Insbesondere hätten sie die Schutzvorgaben der Unternehmen etwa zur Arbeitszeit und zu den Pausen einzuhalten und bei Problemen die Arbeitgebenden frühzeitig zu informieren, damit diese die notwendigen Vorkehrungen treffen können. Schliesslich können bei Missständen auch die Behörden einschreiten, da Homeoffice nichts an der Anwendbarkeit der Schutzbestimmungen des Arbeitsgesetzes ändert.
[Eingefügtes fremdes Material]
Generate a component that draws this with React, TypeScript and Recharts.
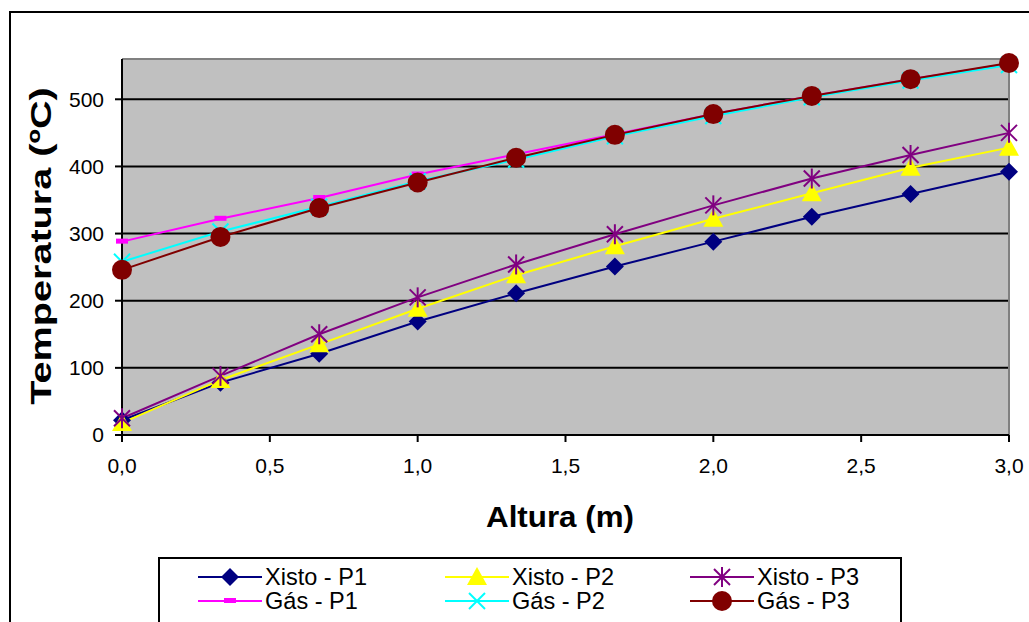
import React from "react"
import { LineChart, Line, XAxis, YAxis, CartesianGrid, ReferenceLine } from "recharts"

const alturas = [0, 0.333, 0.667, 1, 1.333, 1.667, 2, 2.333, 2.667, 3]

const xistoP1 = [22, 78, 121, 169, 211, 251, 288, 325, 359, 392]
const xistoP2 = [18, 82, 135, 188, 238, 281, 322, 360, 398, 428]
const xistoP3 = [25, 88, 150, 205, 254, 299, 342, 382, 417, 450]
const gasP1 = [288, 322, 353, 388, 418, 448, 478, 505, 530, 553]
const gasP2 = [258, 303, 340, 378, 410, 445, 475, 503, 528, 551]
const gasP3 = [246, 295, 338, 376, 413, 447, 478, 505, 530, 554]

const xTicks = [0, 0.5, 1, 1.5, 2, 2.5, 3]
const yTicks = [0, 100, 200, 300, 400, 500]

const data = alturas.map((h, i) => ({
  h,
  xp1: xistoP1[i],
  xp2: xistoP2[i],
  xp3: xistoP3[i],
  gp1: gasP1[i],
  gp2: gasP2[i],
  gp3: gasP3[i],
}))

const FONT = "'Liberation Sans', Arial, sans-serif"

type MarkerKind = "diamond" | "triangle" | "star" | "dash" | "cross" | "circle"

function Marker({ kind, cx, cy, color }: { kind: MarkerKind; cx: number; cy: number; color: string }) {
  switch (kind) {
    case "diamond":
      return <path d={`M${cx},${cy - 9} L${cx + 9},${cy} L${cx},${cy + 9} L${cx - 9},${cy} Z`} fill={color} />
    case "triangle":
      return <path d={`M${cx},${cy - 10} L${cx + 10},${cy + 8} L${cx - 10},${cy + 8} Z`} fill={color} />
    case "star":
      return (
        <g stroke={color} strokeWidth={2}>
          <line x1={cx - 8} y1={cy - 8} x2={cx + 8} y2={cy + 8} />
          <line x1={cx - 8} y1={cy + 8} x2={cx + 8} y2={cy - 8} />
          <line x1={cx} y1={cy - 10} x2={cx} y2={cy + 10} />
        </g>
      )
    case "dash":
      return <rect x={cx - 6} y={cy - 3} width={12} height={5} fill={color} />
    case "cross":
      return (
        <g stroke={color} strokeWidth={2}>
          <line x1={cx - 8} y1={cy - 8} x2={cx + 8} y2={cy + 8} />
          <line x1={cx - 8} y1={cy + 8} x2={cx + 8} y2={cy - 8} />
        </g>
      )
    default:
      return <circle cx={cx} cy={cy} r={10} fill={color} />
  }
}

const series: { key: string; name: string; color: string; marker: MarkerKind }[] = [
  { key: "xp1", name: "Xisto - P1", color: "#000080", marker: "diamond" },
  { key: "xp2", name: "Xisto - P2", color: "#FFFF00", marker: "triangle" },
  { key: "xp3", name: "Xisto - P3", color: "#800080", marker: "star" },
  { key: "gp1", name: "Gás - P1", color: "#FF00FF", marker: "dash" },
  { key: "gp2", name: "Gás - P2", color: "#00FFFF", marker: "cross" },
  { key: "gp3", name: "Gás - P3", color: "#800000", marker: "circle" },
]

const legendCols = [198, 445, 690]
const legendRows = [577, 601]

export default function App() {
  return (
    <div style={{ position: "absolute", left: 0, top: 0, width: 1029, height: 622, overflow: "hidden", background: "#fff", fontFamily: FONT }}>
      <div style={{ position: "absolute", left: 9, top: 11, width: 1100, height: 700, borderLeft: "2px solid #000", borderTop: "2px solid #000" }} />
      <LineChart width={1029} height={622} data={data} margin={{ top: 59, right: 20, bottom: 137, left: 0 }}>
        <CartesianGrid fill="#C0C0C0" vertical={false} stroke="#000" strokeWidth={2} />
        <ReferenceLine y={560} stroke="#808080" strokeWidth={2} />
        <ReferenceLine x={3} stroke="#808080" strokeWidth={2} />
        <XAxis
          dataKey="h"
          type="number"
          domain={[0, 3]}
          ticks={xTicks}
          tickFormatter={(v: number) => v.toFixed(1).replace(".", ",")}
          height={50}
          tickSize={7}
          tickMargin={16}
          axisLine={{ stroke: "#000", strokeWidth: 2 }}
          tickLine={{ stroke: "#000", strokeWidth: 2 }}
          tick={{ fill: "#000", fontSize: 21, fontFamily: FONT }}
        />
        <YAxis
          type="number"
          domain={[0, 560]}
          ticks={yTicks}
          width={122}
          tickSize={7}
          tickMargin={11}
          axisLine={{ stroke: "#000", strokeWidth: 2 }}
          tickLine={{ stroke: "#000", strokeWidth: 2 }}
          tick={{ fill: "#000", fontSize: 21, fontFamily: FONT }}
        />
        {series.map((s) => (
          <Line
            key={s.key}
            dataKey={s.key}
            name={s.name}
            stroke={s.color}
            strokeWidth={2}
            isAnimationActive={false}
            dot={(p: any) => (
              <Marker key={`${s.key}-${p.index}`} kind={s.marker} cx={p.cx} cy={p.cy} color={s.color} />
            )}
            activeDot={false}
          />
        ))}
      </LineChart>
      <div
        style={{
          position: "absolute",
          left: 41,
          top: 246,
          transform: "translate(-50%, -50%) rotate(-90deg) scaleX(1.32)",
          whiteSpace: "nowrap",
          fontWeight: "bold",
          fontSize: 30,
          lineHeight: "32px",
        }}
      >
        Temperatura (ºC)
      </div>
      <div
        style={{
          position: "absolute",
          left: 560,
          top: 517,
          transform: "translate(-50%, -50%) scaleX(1.08)",
          fontWeight: "bold",
          fontSize: 29,
          lineHeight: "32px",
          whiteSpace: "nowrap",
        }}
      >
        Altura (m)
      </div>
      <div style={{ position: "absolute", left: 158, top: 557, width: 740, height: 100, border: "2px solid #000", background: "#fff" }} />
      {series.map((s, i) => {
        const x = legendCols[i % 3]
        const y = legendRows[Math.floor(i / 3)]
        return (
          <div key={s.key} style={{ position: "absolute", left: x, top: y - 11, height: 22, display: "flex", alignItems: "center" }}>
            <svg width={64} height={22}>
              <line x1={0} y1={11} x2={64} y2={11} stroke={s.color} strokeWidth={2} />
              <Marker kind={s.marker} cx={32} cy={11} color={s.color} />
            </svg>
            <span
              style={{
                fontSize: 21,
                marginLeft: 3,
                lineHeight: "22px",
                display: "inline-block",
                transform: "scale(1.12, 1.1)",
                transformOrigin: "left center",
              }}
            >
              {s.name}
            </span>
          </div>
        )
      })}
    </div>
  )
}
Auch der Arbeitgeberverband setzt laut Schwarzenbach beim freiwilligen Homeoffice auf die Eigenverantwortung der Angestellten.
Gibt’s politischen Handlungsbedarf?

Daniel Jositsch: Präsident des Kaufmännischen Verbands und Zürcher Ständerrat (SP).
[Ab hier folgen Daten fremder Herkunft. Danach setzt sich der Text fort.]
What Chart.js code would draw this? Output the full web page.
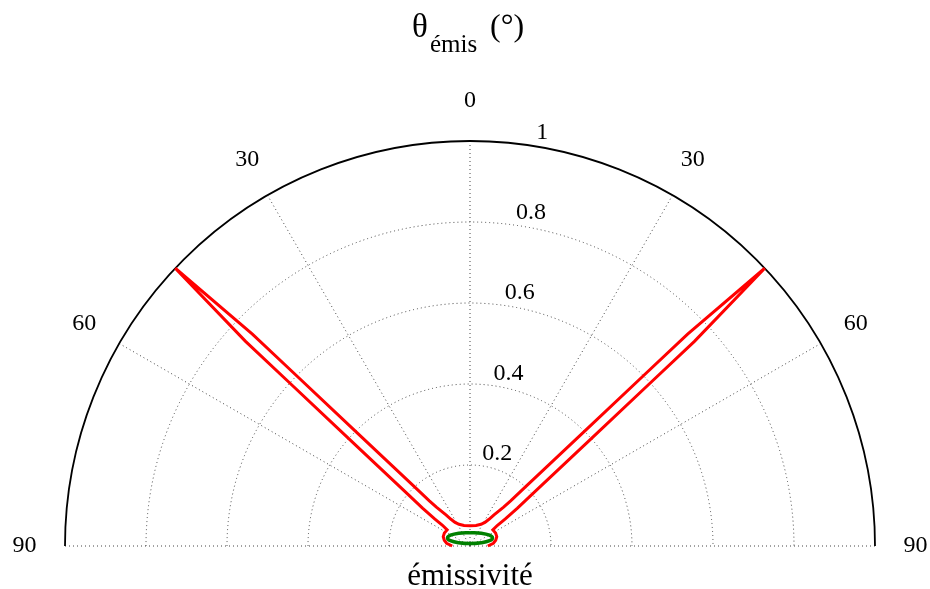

Ja, sagt Daniel Jositsch, Zürcher Ständerat und Präsident des Kaufmännischen Verbands, der zur Allianz der Arbeitnehmerorganisationen «Die Plattform» gehört. Er hat eine Motion eingereicht, in welcher er den Bundesrat dazu auffordert, gesetzliche Grundlagen für Homeoffice zu schaffen.
Die Erfahrungen im Coronajahr hätten gezeigt, dass Klarheit geschaffen werden müsse, etwa in Bezug auf den Gesundheitsschutz aber auch bezüglich Arbeits- und Ruhezeiten. Jositsch plädiert dafür, die «Grundpfeiler einer Homeoffice-Vereinbarung» im Obligationenrecht (OR) festzulegen, in welcher «Umfang der Telearbeit, die Erreichbarkeit, die Vergütung der mit der Verrichtung von Homeoffice verbundenen Ausgaben sowie zur Verfügungstellung von Arbeitsgeräten- und Arbeitsmaterial» geregelt würden. Dies sollte dann für alle Angestellten gelten, welche regelmässig von zu Hause aus arbeiteten.
Rechtsprofessor Rudolph ist skeptisch gegenüber Sonderregeln für einzelne Berufsgruppen oder Angestelltenkategorien. Bei Homeoffice hingegen handle es sich um eine verbreitete, unternehmensübergreifende und absehbar noch weiter zunehmende Beschäftigungsform mit spezifischen arbeitsrechtlichen Regelungs- und Schutzbedürfnissen.
«Vor diesem Hintergrund würde ich eine gesetzliche Regelung begrüssen.» Sie sollte aber ausreichend Gestaltungsspielraum für angemessene betriebliche oder sozialpartnerschaftliche Regelungen belassen. Anders sieht dies der Arbeitsrechtsexperte und emeritierte Professor Thomas Geiser: «Eine strengere Reglementierung ist nicht nötig», sagte er im Juni gegenüber CH Media. «Es ist nötig, sich an die bestehende zu halten.»
Können Homeoffice-Investitionen oder die Miete fürs Arbeitszimmer von den Steuern abgezogen werden?
Im Grundsatz gilt: «Es können nur jene Kosten geltend gemacht werden, die auch tatsächlich anfallen», sagt Joel Weibel von der Eidgenössischen Steuerverwaltung. Das heisst: Wer Ausgaben fürs Homeoffice in der Steuererklärung abziehen will, kann nicht gleichzeitig die Kosten für die Pendelfahrt und für die auswärtige Verpflegung geltend machen. Nicht alle Kantone waren im Coronajahr 2020 gleich streng bei der Anwendung der Regel.
Zudem gibt es einen Pauschalabzug für berufsbedingte Kosten, der 3 Prozent des Nettolohns und mindestens 2000 und maximal 4000 Franken beträgt. Wer mehr abziehen will, muss strenge Bedingungen erfüllen. Doch auch hier gilt: Die Spielregeln sind von Kanton zu Kanton verschieden.